> **Material provided**

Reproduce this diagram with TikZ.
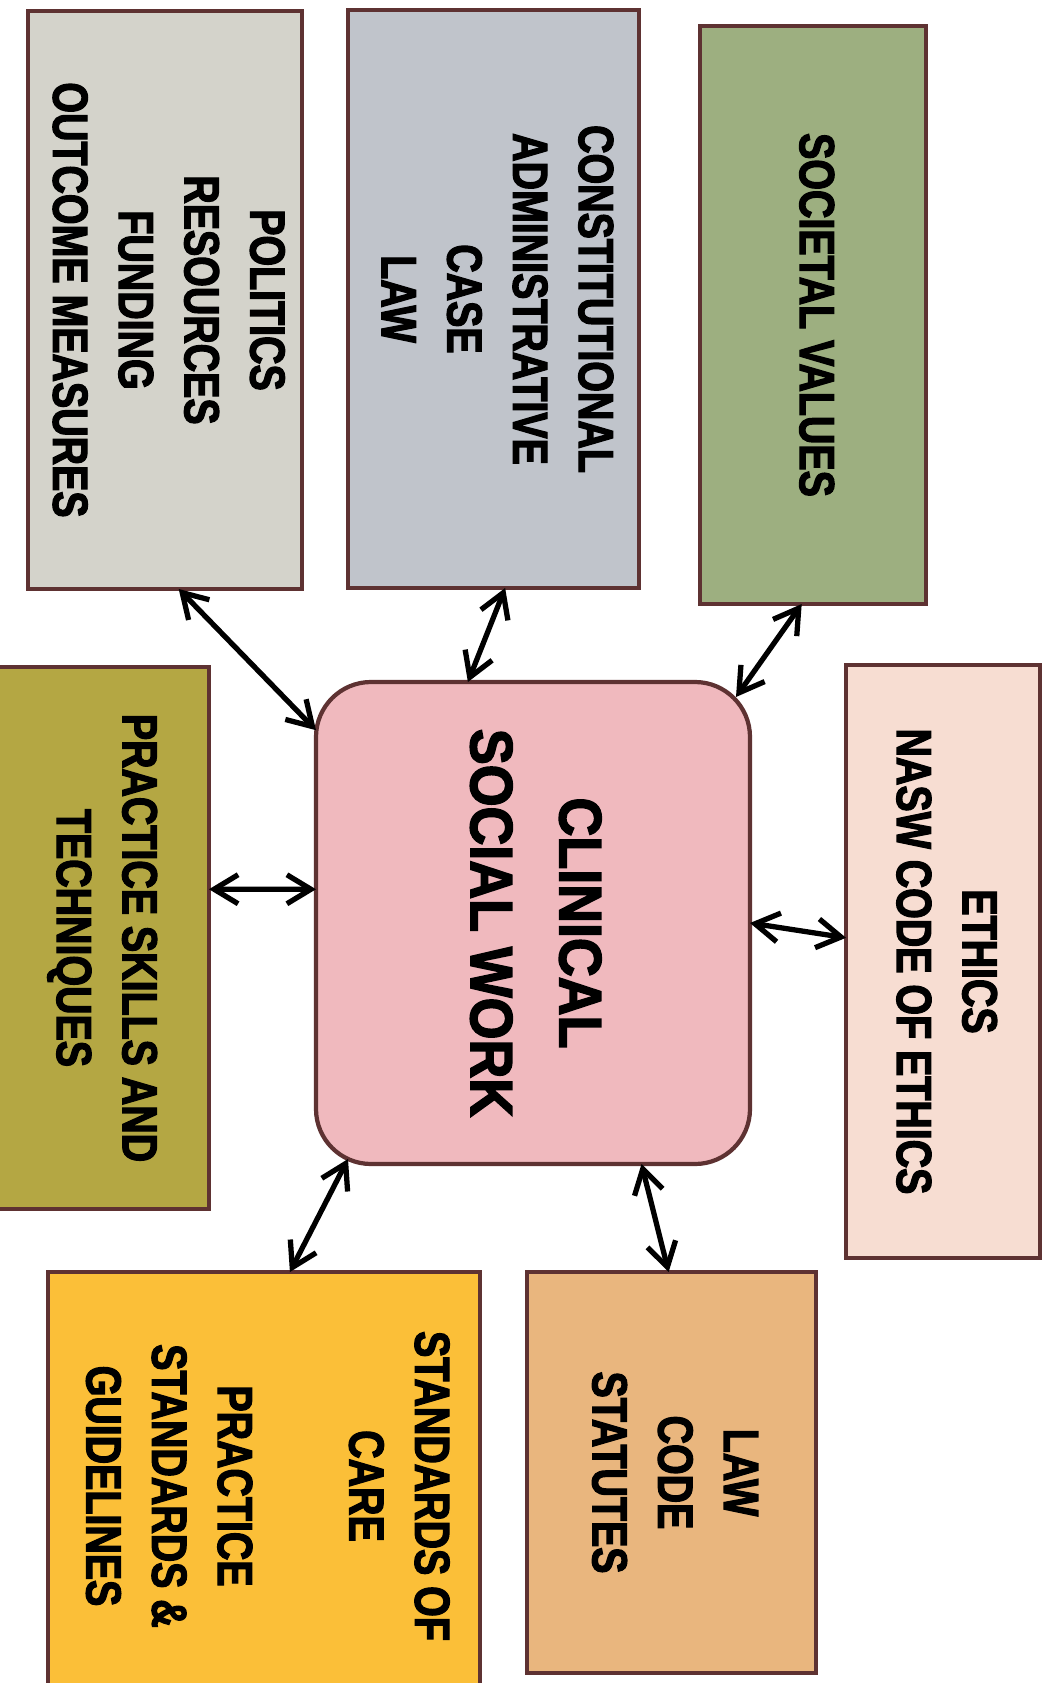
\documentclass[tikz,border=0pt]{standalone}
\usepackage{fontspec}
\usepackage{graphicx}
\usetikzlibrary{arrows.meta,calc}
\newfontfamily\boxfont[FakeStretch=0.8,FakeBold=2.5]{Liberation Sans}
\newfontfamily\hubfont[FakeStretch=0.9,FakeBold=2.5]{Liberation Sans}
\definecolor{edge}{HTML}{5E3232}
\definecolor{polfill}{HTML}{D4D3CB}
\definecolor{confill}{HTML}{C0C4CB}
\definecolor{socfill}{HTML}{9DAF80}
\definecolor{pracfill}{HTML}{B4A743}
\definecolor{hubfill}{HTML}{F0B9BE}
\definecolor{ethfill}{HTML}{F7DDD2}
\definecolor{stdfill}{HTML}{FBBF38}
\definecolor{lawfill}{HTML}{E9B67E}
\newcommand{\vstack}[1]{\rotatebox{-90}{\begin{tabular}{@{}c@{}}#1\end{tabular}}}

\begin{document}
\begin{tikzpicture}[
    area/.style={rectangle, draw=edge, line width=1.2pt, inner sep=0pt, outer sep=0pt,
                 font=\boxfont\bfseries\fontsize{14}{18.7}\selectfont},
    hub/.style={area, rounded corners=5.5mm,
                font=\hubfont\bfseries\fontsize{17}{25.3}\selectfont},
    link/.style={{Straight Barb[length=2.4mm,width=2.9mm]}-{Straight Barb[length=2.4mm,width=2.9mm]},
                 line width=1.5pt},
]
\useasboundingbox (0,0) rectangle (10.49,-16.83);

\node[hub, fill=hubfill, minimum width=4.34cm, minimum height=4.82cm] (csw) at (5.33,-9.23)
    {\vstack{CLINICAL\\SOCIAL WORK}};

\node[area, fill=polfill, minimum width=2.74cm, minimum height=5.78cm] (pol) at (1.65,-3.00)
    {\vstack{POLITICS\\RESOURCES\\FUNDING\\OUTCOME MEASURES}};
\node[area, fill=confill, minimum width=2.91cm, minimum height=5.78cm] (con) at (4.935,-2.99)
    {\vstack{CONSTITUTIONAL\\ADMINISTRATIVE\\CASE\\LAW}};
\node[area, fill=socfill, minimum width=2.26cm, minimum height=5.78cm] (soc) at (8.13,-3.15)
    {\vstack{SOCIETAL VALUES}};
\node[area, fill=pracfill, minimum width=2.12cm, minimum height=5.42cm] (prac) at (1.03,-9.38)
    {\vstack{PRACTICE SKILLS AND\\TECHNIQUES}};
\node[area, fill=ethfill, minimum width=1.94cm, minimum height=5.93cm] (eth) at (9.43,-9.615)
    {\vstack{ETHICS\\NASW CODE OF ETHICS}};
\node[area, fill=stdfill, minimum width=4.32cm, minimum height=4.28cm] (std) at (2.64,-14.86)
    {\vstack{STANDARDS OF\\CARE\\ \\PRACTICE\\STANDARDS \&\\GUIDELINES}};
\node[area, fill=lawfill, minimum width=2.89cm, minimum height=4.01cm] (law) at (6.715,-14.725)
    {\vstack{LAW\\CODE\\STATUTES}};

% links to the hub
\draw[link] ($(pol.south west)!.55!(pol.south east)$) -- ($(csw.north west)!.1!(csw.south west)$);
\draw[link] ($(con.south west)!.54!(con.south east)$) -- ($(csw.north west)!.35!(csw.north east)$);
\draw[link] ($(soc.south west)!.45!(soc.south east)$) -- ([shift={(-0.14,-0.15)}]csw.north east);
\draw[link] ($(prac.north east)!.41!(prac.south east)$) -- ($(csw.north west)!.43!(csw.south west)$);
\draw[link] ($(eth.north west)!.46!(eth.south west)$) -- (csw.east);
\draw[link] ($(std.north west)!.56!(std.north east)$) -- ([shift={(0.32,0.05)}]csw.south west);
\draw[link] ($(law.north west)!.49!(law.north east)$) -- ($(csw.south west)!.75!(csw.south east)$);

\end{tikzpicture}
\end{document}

> **Written instruction**
All of the lines above should be retyped precisely, apart from the pictures.

> **Exercise output**
Reproduce this diagram with TikZ.
\documentclass[tikz,border=0pt]{standalone}
\usepackage{fontspec}
\usepackage{graphicx}
\usetikzlibrary{arrows.meta,calc}
\newfontfamily\boxfont[FakeStretch=0.8,FakeBold=2.5]{Liberation Sans}
\newfontfamily\hubfont[FakeStretch=0.9,FakeBold=2.5]{Liberation Sans}
\definecolor{edge}{HTML}{5E3232}
\definecolor{polfill}{HTML}{D4D3CB}
\definecolor{confill}{HTML}{C0C4CB}
\definecolor{socfill}{HTML}{9DAF80}
\definecolor{pracfill}{HTML}{B4A743}
\definecolor{hubfill}{HTML}{F0B9BE}
\definecolor{ethfill}{HTML}{F7DDD2}
\definecolor{stdfill}{HTML}{FBBF38}
\definecolor{lawfill}{HTML}{E9B67E}
\newcommand{\vstack}[1]{\rotatebox{-90}{\begin{tabular}{@{}c@{}}#1\end{tabular}}}

\begin{document}
\begin{tikzpicture}[
    area/.style={rectangle, draw=edge, line width=1.2pt, inner sep=0pt, outer sep=0pt,
                 font=\boxfont\bfseries\fontsize{14}{18.7}\selectfont},
    hub/.style={area, rounded corners=5.5mm,
                font=\hubfont\bfseries\fontsize{17}{25.3}\selectfont},
    link/.style={{Straight Barb[length=2.4mm,width=2.9mm]}-{Straight Barb[length=2.4mm,width=2.9mm]},
                 line width=1.5pt},
]
\useasboundingbox (0,0) rectangle (10.49,-16.83);

\node[hub, fill=hubfill, minimum width=4.34cm, minimum height=4.82cm] (csw) at (5.33,-9.23)
    {\vstack{CLINICAL\\SOCIAL WORK}};

\node[area, fill=polfill, minimum width=2.74cm, minimum height=5.78cm] (pol) at (1.65,-3.00)
    {\vstack{POLITICS\\RESOURCES\\FUNDING\\OUTCOME MEASURES}};
\node[area, fill=confill, minimum width=2.91cm, minimum height=5.78cm] (con) at (4.935,-2.99)
    {\vstack{CONSTITUTIONAL\\ADMINISTRATIVE\\CASE\\LAW}};
\node[area, fill=socfill, minimum width=2.26cm, minimum height=5.78cm] (soc) at (8.13,-3.15)
    {\vstack{SOCIETAL VALUES}};
\node[area, fill=pracfill, minimum width=2.12cm, minimum height=5.42cm] (prac) at (1.03,-9.38)
    {\vstack{PRACTICE SKILLS AND\\TECHNIQUES}};
\node[area, fill=ethfill, minimum width=1.94cm, minimum height=5.93cm] (eth) at (9.43,-9.615)
    {\vstack{ETHICS\\NASW CODE OF ETHICS}};
\node[area, fill=stdfill, minimum width=4.32cm, minimum height=4.28cm] (std) at (2.64,-14.86)
    {\vstack{STANDARDS OF\\CARE\\ \\PRACTICE\\STANDARDS \&\\GUIDELINES}};
\node[area, fill=lawfill, minimum width=2.89cm, minimum height=4.01cm] (law) at (6.715,-14.725)
    {\vstack{LAW\\CODE\\STATUTES}};

% links to the hub
\draw[link] ($(pol.south west)!.55!(pol.south east)$) -- ($(csw.north west)!.1!(csw.south west)$);
\draw[link] ($(con.south west)!.54!(con.south east)$) -- ($(csw.north west)!.35!(csw.north east)$);
\draw[link] ($(soc.south west)!.45!(soc.south east)$) -- ([shift={(-0.14,-0.15)}]csw.north east);
\draw[link] ($(prac.north east)!.41!(prac.south east)$) -- ($(csw.north west)!.43!(csw.south west)$);
\draw[link] ($(eth.north west)!.46!(eth.south west)$) -- (csw.east);
\draw[link] ($(std.north west)!.56!(std.north east)$) -- ([shift={(0.32,0.05)}]csw.south west);
\draw[link] ($(law.north west)!.49!(law.north east)$) -- ($(csw.south west)!.75!(csw.south east)$);

\end{tikzpicture}
\end{document}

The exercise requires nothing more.